Friday, July 25, 2008

Election Pollsters Making the Wrong Phone Call


A long time ago, I had a teacher who sometimes asked us to compose newspaper headlines for logic problems. His point was that one way to solve problems is by looking at them through the lens of a different paradigm.

The professor and his headlines exercise came back to me this morning as I pondered the 2008 election polls showing a close race between McCain and Obama -- so contrary to everything I see around me. (Admittedly, I live in California. But despite the notion that California exists in an alternate universe, it's also the state that elected Ronald Reagan to his first political office.)

These days I don't hear anybody -- even people I know will probably vote for him -- expressing any positive interest in McCain. But everybody is talking about Obama, including people who've probably never pulled the lever for a Democrat but are Obama supporters. 

Yet poll numbers show voters almost evenly divided between the McCain and Obama. But let's turn the problem on its head and, instead of the end point -- the answers to polling questions -- look at the process for getting to that end point. Then another explanation for the result percolates up.

Election polls reflect the pre-Internet -- or, rather  pre-Internets -- communication perspective of middle-aged political pundits and pollsters. One that assumes that everybody has a wired "home phone" on the PSTN. That's the Aha! here: Pollsters are only calling people who answer listed phone numbers supplied by the "phone company."

Do any of these pollsters and pundits have children? Or friends under 35? 

A lot of people aren't reachable on "home phones" anymore. Like my 17 year-old, they use cell phones almost exclusively. Many don't have wired phones at all. For a growing number, the "home phone" is an VoIP phone service.

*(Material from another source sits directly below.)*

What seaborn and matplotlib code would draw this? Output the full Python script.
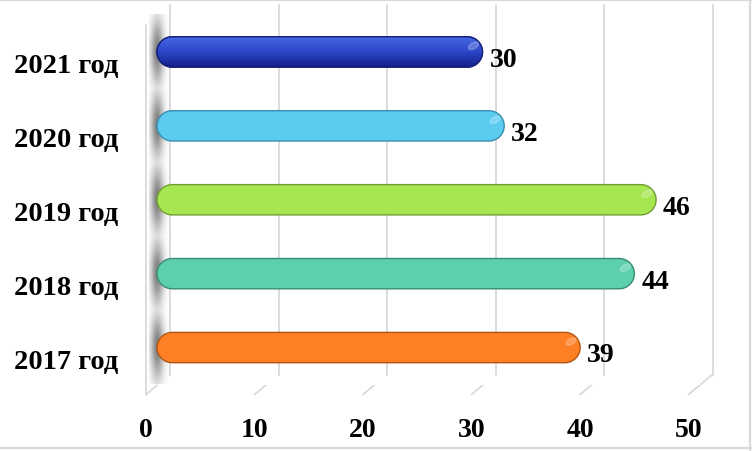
import numpy as np
import pandas as pd
import matplotlib
matplotlib.use('Agg')
import matplotlib.pyplot as plt
import matplotlib.transforms as mtransforms
from matplotlib.patches import PathPatch, ConnectionPatch, Ellipse
from matplotlib.path import Path
from matplotlib.lines import Line2D
import seaborn as sns

# данные
years = ['2021 год', '2020 год', '2019 год', '2018 год', '2017 год']
values = [30, 32, 46, 44, 39]
colors = ['#2C47C8', '#5CCBF0', '#A6E650', '#5CCFAE', '#FF8024']
edges = ['#14207A', '#3A8DB0', '#6E9E30', '#3A8C74', '#B05516']
xticks = [0, 10, 20, 30, 40, 50]

sns.set_theme(style='white')
plt.rcParams['font.family'] = ['Liberation Serif', 'DejaVu Serif']

fig = plt.figure(figsize=(7.52, 4.52), dpi=100)
ax = fig.add_axes([157 / 752, 66.5 / 452, 542.5 / 752, 369.5 / 452])

df = pd.DataFrame({'year': years, 'value': values})
sns.barplot(data=df, x='value', y='year', hue='year', palette=colors,
            legend=False, width=0.41, orient='h', ax=ax)

ax.set_xlim(0, 50)
ax.set_ylim(4.5, -0.5)
for s in ax.spines.values():
    s.set_visible(False)
ax.set_xticks([])
ax.set_yticks([])
ax.set_xlabel('')
ax.set_ylabel('')

# тень на левой стенке
xs = np.linspace(-0.7, 1.2, 60)
ys = np.linspace(-0.5, 4.5, 400)
X, Y = np.meshgrid(xs, ys)
shade = np.zeros_like(X)
for i in range(len(years)):
    shade = np.maximum(shade, np.exp(-((Y - i) ** 2) / (2 * 0.3 ** 2)))
shade *= np.exp(-((X - 0.05) ** 2) / (2 * 0.42 ** 2))
rgba = np.zeros(X.shape + (4,))
rgba[..., :3] = 0.4
rgba[..., 3] = 0.85 * shade
im = ax.imshow(rgba, extent=(-0.7, 1.2, 4.5, -0.5), aspect='auto',
               origin='upper', zorder=1)
im.set_clip_on(False)
ax.set_xlim(0, 50)
ax.set_ylim(4.5, -0.5)


def stadium(left, bottom, right, top):
    r = (top - bottom) / 2
    cy = bottom + r
    arc_r = Path.arc(-90, 90)
    arc_l = Path.arc(90, 270)
    vr = arc_r.vertices * r + [right - r, cy]
    vl = arc_l.vertices * r + [left + r, cy]
    codes_l = arc_l.codes.copy()
    codes_l[0] = Path.LINETO
    verts = np.concatenate([vr, vl, vr[:1]])
    codes = np.concatenate([arc_r.codes, codes_l, [Path.CLOSEPOLY]])
    return Path(verts, codes)


# скругленные бары
ident = mtransforms.IdentityTransform()
grad = np.linspace(0, 1, 64).reshape(-1, 1)
for bar in list(ax.patches):
    x0, y0 = bar.get_x(), bar.get_y()
    w, h = bar.get_width(), bar.get_height()
    i = int(round(y0 + h / 2))
    bar.set_visible(False)
    (px0, py0), (px1, py1) = ax.transData.transform([(x0, y0), (x0 + w, y0 + h)])
    left, right = min(px0, px1), max(px0, px1)
    bottom, top = min(py0, py1), max(py0, py1)
    path = stadium(left, bottom, right, top)
    pp = PathPatch(path, transform=ident, fc=colors[i], ec=edges[i], lw=1.0,
                   zorder=3, clip_on=False)
    ax.add_patch(pp)
    if i == 0:
        cmap = matplotlib.colors.LinearSegmentedColormap.from_list(
            'b', ['#4769E6', '#2C47C8', '#13208A'])
        gi = ax.imshow(grad, cmap=cmap, extent=(x0, x0 + w, y0 + h, y0),
                       aspect='auto', zorder=3.5)
        gi.set_clip_path(path, ident)
        ax.add_patch(PathPatch(path, transform=ident, fc='none', ec=edges[i],
                               lw=1.0, zorder=3.6, clip_on=False))
    r = (top - bottom) / 2
    hl = Ellipse((right - 0.6 * r, top - 0.6 * r), 11, 6, angle=30,
                 fc='white', alpha=0.22, zorder=4, transform=ident)
    hl.set_clip_on(False)
    ax.add_patch(hl)

ax.set_xlim(0, 50)
ax.set_ylim(4.5, -0.5)

# сетка псевдо-3D
grid_c = '#D9D9D9'
back = ax.get_xaxis_transform() + mtransforms.ScaledTranslation(0.13, 0.10, fig.dpi_scale_trans)
front = ax.get_xaxis_transform() + mtransforms.ScaledTranslation(-0.11, -0.10, fig.dpi_scale_trans)
lab_tr = ax.get_xaxis_transform() + mtransforms.ScaledTranslation(-0.11, -0.515, fig.dpi_scale_trans)
for t in xticks:
    ax.add_line(Line2D([t, t], [0, 1], transform=back, color=grid_c, lw=1.3,
                       zorder=0, clip_on=False))
    con = ConnectionPatch(xyA=(t, 0), coordsA=back, xyB=(t, 0), coordsB=front,
                          color=grid_c, lw=1.3, zorder=0)
    fig.add_artist(con)
    ax.text(t, 0, str(t), transform=lab_tr, ha='center', va='baseline',
            fontsize=20, fontweight='bold', color='black')
ax.add_line(Line2D([0, 0], [0, 1], transform=front, color=grid_c, lw=1.3,
                   zorder=0, clip_on=False))

# подписи категорий
ylab_tr = mtransforms.blended_transform_factory(ax.transAxes, ax.transData) + \
    mtransforms.ScaledTranslation(-0.39, -0.20, fig.dpi_scale_trans)
for i, y in enumerate(years):
    ax.text(0, i, y, transform=ylab_tr, ha='right', va='baseline',
            fontsize=20.5, fontweight='bold', color='black')

# подписи значений
for i, v in enumerate(values):
    ax.annotate(str(v), xy=(v, i), xytext=(5, -10), textcoords='offset points',
                ha='left', va='baseline', fontsize=20, fontweight='bold',
                color='black', annotation_clip=False)

# рамка
for xs_, ys_ in [([0, 1], [0.998, 0.998]), ([0.998, 0.998], [0, 1]), ([0, 1], [0.006, 0.006])]:
    fig.add_artist(Line2D(xs_, ys_, transform=fig.transFigure, color=grid_c, lw=1.6))

fig.savefig('out.png', dpi=100)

None of these services are listed in the "white pages."

I'm betting on lots of egg-on-pundit-faces in November. 

1 comment:

Anonymous said...

You are so right- I found a study done by the National Inst. of Health for July-Dec 2007, 15% of households are cell only, and of those 90% are under 44. They are so missing a large voting block. It's here
http://www.cdc.gov/nchs/data/nhis/earlyrelease/wireless200805.htm
and the demographics are at table 1.